- What you have to do
Nothing in the data should change when you return it, but leave the pictures out.
----------------
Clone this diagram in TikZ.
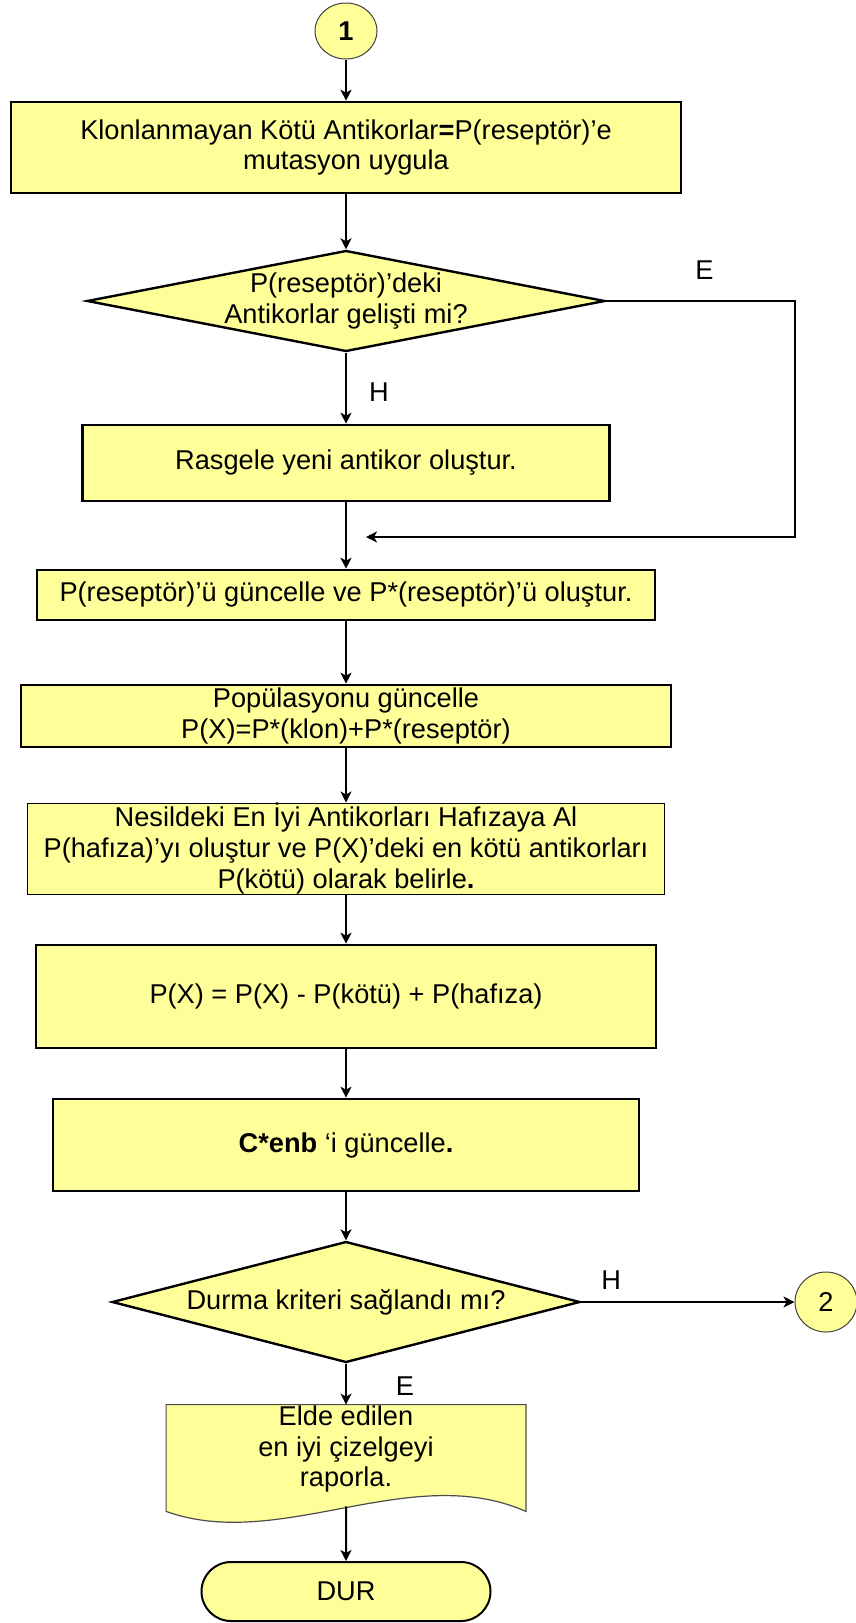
\documentclass[tikz,border=0pt]{standalone}
\usepackage{fontspec}
\setmainfont{Liberation Sans}
\usepackage{tikz}
\usetikzlibrary{shapes.geometric,shapes.misc,arrows.meta,positioning,calc,backgrounds}
\definecolor{boxfill}{HTML}{FFFF99}
\tikzstyle{process} = [rectangle, draw=black, line width=1.3pt, fill=boxfill, inner sep=0pt, align=center]
\tikzstyle{decision} = [diamond, draw=black, line width=1.2pt, fill=boxfill, inner sep=0pt]
\tikzstyle{connector} = [ellipse, draw=black!75, line width=0.5pt, fill=boxfill, inner sep=0pt]
\tikzstyle{terminal} = [rounded rectangle, draw=black, line width=1pt, fill=boxfill, inner sep=0pt]
\tikzstyle{txt} = [align=center, inner sep=0pt]
\tikzstyle{lbl} = [inner sep=0pt]
\tikzstyle{docline} = [draw=black!70, line width=0.6pt, fill=boxfill]
\tikzstyle{arrow} = [line width=1pt, -{Stealth[length=5.5pt,width=5.5pt,inset=1.5pt]}]

\begin{document}
\begin{tikzpicture}[x=0.5pt, y=-0.5pt, font=\fontsize{13.6}{15.3}\selectfont]
    \useasboundingbox (0,0) rectangle (856,1623);
    \node (c1) [connector, minimum width=31pt, minimum height=28pt] at (346,31) {\textbf{1}};
    \node (box1) [process, minimum width=335pt, minimum height=45.5pt] at (346,147.5) {Klonlanmayan Kötü Antikorlar\textbf{=}P(reseptör)’e\\mutasyon uygula};
    \node (d1) [decision, minimum width=259pt, minimum height=50.5pt] at (346,301) {};
    \node (d1txt) [txt] at (d1.center) {P(reseptör)’deki\\Antikorlar gelişti mi?};
    \node (box2) [process, minimum width=263.5pt, minimum height=38pt] at (346,463) {Rasgele yeni antikor oluştur.};
    \node (box3) [process, minimum width=309pt, minimum height=25pt] at (346,595) {P(reseptör)’ü güncelle ve P*(reseptör)’ü oluştur.};
    \node (box4) [process, minimum width=325pt, minimum height=31pt] at (346,716) {Popülasyonu güncelle\\P(X)=P*(klon)+P*(reseptör)};
    \node (box5) [process, line width=0.5pt, minimum width=318.5pt, minimum height=45.5pt] at (346,848.5) {Nesildeki En İyi Antikorları Hafızaya Al\\P(hafıza)’yı oluştur ve P(X)’deki en kötü antikorları\\P(kötü) olarak belirle\textbf{.}};
    \node (box6) [process, minimum width=310pt, minimum height=51.5pt] at (346,996.5) {P(X) = P(X) - P(kötü) + P(hafıza)};
    \node (box7) [process, minimum width=293pt, minimum height=46pt] at (346,1145) {\textbf{C*enb} ‘i güncelle\textbf{.}};
    \node (d2) [decision, minimum width=234pt, minimum height=60.5pt] at (346,1302) {};
    \node (d2txt) [txt] at (d2.center) {Durma kriteri sağlandı mı?};
    \node (c2) [connector, minimum width=31pt, minimum height=30pt] at (826,1302) {2};
    \node (doc) [txt, minimum width=179.5pt, minimum height=44pt] at (346,1449) {Elde edilen\\en iyi çizelgeyi\\raporla.};
    \node (dur) [terminal, minimum width=144.5pt, minimum height=29.5pt] at (346,1591.5) {DUR};
    \coordinate (ecorner) at (795,301);
    \coordinate (loopend) at (366,537);
    \coordinate (docfoot) at ($(doc.south)+(0,13)$);
    % document outline
    \begin{scope}[on background layer]
        \draw[docline] (doc.north west) -- (doc.north east) -- ($(doc.south east)+(0,18)$)
            .. controls ($(doc.south east)+(-115,-33)$) and ($(doc.south west)+(114,59)$) .. ($(doc.south west)+(0,18)$) -- cycle;
    \end{scope}
    % connectors
    \draw[arrow] (c1) -- (box1);
    \draw[arrow] (box1) -- (d1);
    \draw[arrow] (d1) -- node[lbl, pos=0.55, xshift=16.5pt] {H} (box2);
    \draw[arrow] (d1.east) -- node[lbl, pos=0.52, yshift=15.5pt] {E} (ecorner) |- (loopend);
    \draw[arrow] (box2) -- (box3);
    \draw[arrow] (box3) -- (box4);
    \draw[arrow] (box4) -- (box5);
    \draw[arrow] (box5) -- (box6);
    \draw[arrow] (box6) -- (box7);
    \draw[arrow] (box7) -- (d2);
    \draw[arrow] (d2) -- node[lbl, pos=0.14, yshift=11pt] {H} (c2);
    \draw[arrow] (d2) -- node[lbl, pos=0.55, xshift=29.5pt] {E} (doc);
    \draw[arrow] (docfoot) -- (dur);
\end{tikzpicture}
\end{document}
----------------
- Exercise output
Clone this diagram in TikZ.
\documentclass[tikz,border=0pt]{standalone}
\usepackage{fontspec}
\setmainfont{Liberation Sans}
\usepackage{tikz}
\usetikzlibrary{shapes.geometric,shapes.misc,arrows.meta,positioning,calc,backgrounds}
\definecolor{boxfill}{HTML}{FFFF99}
\tikzstyle{process} = [rectangle, draw=black, line width=1.3pt, fill=boxfill, inner sep=0pt, align=center]
\tikzstyle{decision} = [diamond, draw=black, line width=1.2pt, fill=boxfill, inner sep=0pt]
\tikzstyle{connector} = [ellipse, draw=black!75, line width=0.5pt, fill=boxfill, inner sep=0pt]
\tikzstyle{terminal} = [rounded rectangle, draw=black, line width=1pt, fill=boxfill, inner sep=0pt]
\tikzstyle{txt} = [align=center, inner sep=0pt]
\tikzstyle{lbl} = [inner sep=0pt]
\tikzstyle{docline} = [draw=black!70, line width=0.6pt, fill=boxfill]
\tikzstyle{arrow} = [line width=1pt, -{Stealth[length=5.5pt,width=5.5pt,inset=1.5pt]}]

\begin{document}
\begin{tikzpicture}[x=0.5pt, y=-0.5pt, font=\fontsize{13.6}{15.3}\selectfont]
    \useasboundingbox (0,0) rectangle (856,1623);
    \node (c1) [connector, minimum width=31pt, minimum height=28pt] at (346,31) {\textbf{1}};
    \node (box1) [process, minimum width=335pt, minimum height=45.5pt] at (346,147.5) {Klonlanmayan Kötü Antikorlar\textbf{=}P(reseptör)’e\\mutasyon uygula};
    \node (d1) [decision, minimum width=259pt, minimum height=50.5pt] at (346,301) {};
    \node (d1txt) [txt] at (d1.center) {P(reseptör)’deki\\Antikorlar gelişti mi?};
    \node (box2) [process, minimum width=263.5pt, minimum height=38pt] at (346,463) {Rasgele yeni antikor oluştur.};
    \node (box3) [process, minimum width=309pt, minimum height=25pt] at (346,595) {P(reseptör)’ü güncelle ve P*(reseptör)’ü oluştur.};
    \node (box4) [process, minimum width=325pt, minimum height=31pt] at (346,716) {Popülasyonu güncelle\\P(X)=P*(klon)+P*(reseptör)};
    \node (box5) [process, line width=0.5pt, minimum width=318.5pt, minimum height=45.5pt] at (346,848.5) {Nesildeki En İyi Antikorları Hafızaya Al\\P(hafıza)’yı oluştur ve P(X)’deki en kötü antikorları\\P(kötü) olarak belirle\textbf{.}};
    \node (box6) [process, minimum width=310pt, minimum height=51.5pt] at (346,996.5) {P(X) = P(X) - P(kötü) + P(hafıza)};
    \node (box7) [process, minimum width=293pt, minimum height=46pt] at (346,1145) {\textbf{C*enb} ‘i güncelle\textbf{.}};
    \node (d2) [decision, minimum width=234pt, minimum height=60.5pt] at (346,1302) {};
    \node (d2txt) [txt] at (d2.center) {Durma kriteri sağlandı mı?};
    \node (c2) [connector, minimum width=31pt, minimum height=30pt] at (826,1302) {2};
    \node (doc) [txt, minimum width=179.5pt, minimum height=44pt] at (346,1449) {Elde edilen\\en iyi çizelgeyi\\raporla.};
    \node (dur) [terminal, minimum width=144.5pt, minimum height=29.5pt] at (346,1591.5) {DUR};
    \coordinate (ecorner) at (795,301);
    \coordinate (loopend) at (366,537);
    \coordinate (docfoot) at ($(doc.south)+(0,13)$);
    % document outline
    \begin{scope}[on background layer]
        \draw[docline] (doc.north west) -- (doc.north east) -- ($(doc.south east)+(0,18)$)
            .. controls ($(doc.south east)+(-115,-33)$) and ($(doc.south west)+(114,59)$) .. ($(doc.south west)+(0,18)$) -- cycle;
    \end{scope}
    % connectors
    \draw[arrow] (c1) -- (box1);
    \draw[arrow] (box1) -- (d1);
    \draw[arrow] (d1) -- node[lbl, pos=0.55, xshift=16.5pt] {H} (box2);
    \draw[arrow] (d1.east) -- node[lbl, pos=0.52, yshift=15.5pt] {E} (ecorner) |- (loopend);
    \draw[arrow] (box2) -- (box3);
    \draw[arrow] (box3) -- (box4);
    \draw[arrow] (box4) -- (box5);
    \draw[arrow] (box5) -- (box6);
    \draw[arrow] (box6) -- (box7);
    \draw[arrow] (box7) -- (d2);
    \draw[arrow] (d2) -- node[lbl, pos=0.14, yshift=11pt] {H} (c2);
    \draw[arrow] (d2) -- node[lbl, pos=0.55, xshift=29.5pt] {E} (doc);
    \draw[arrow] (docfoot) -- (dur);
\end{tikzpicture}
\end{document}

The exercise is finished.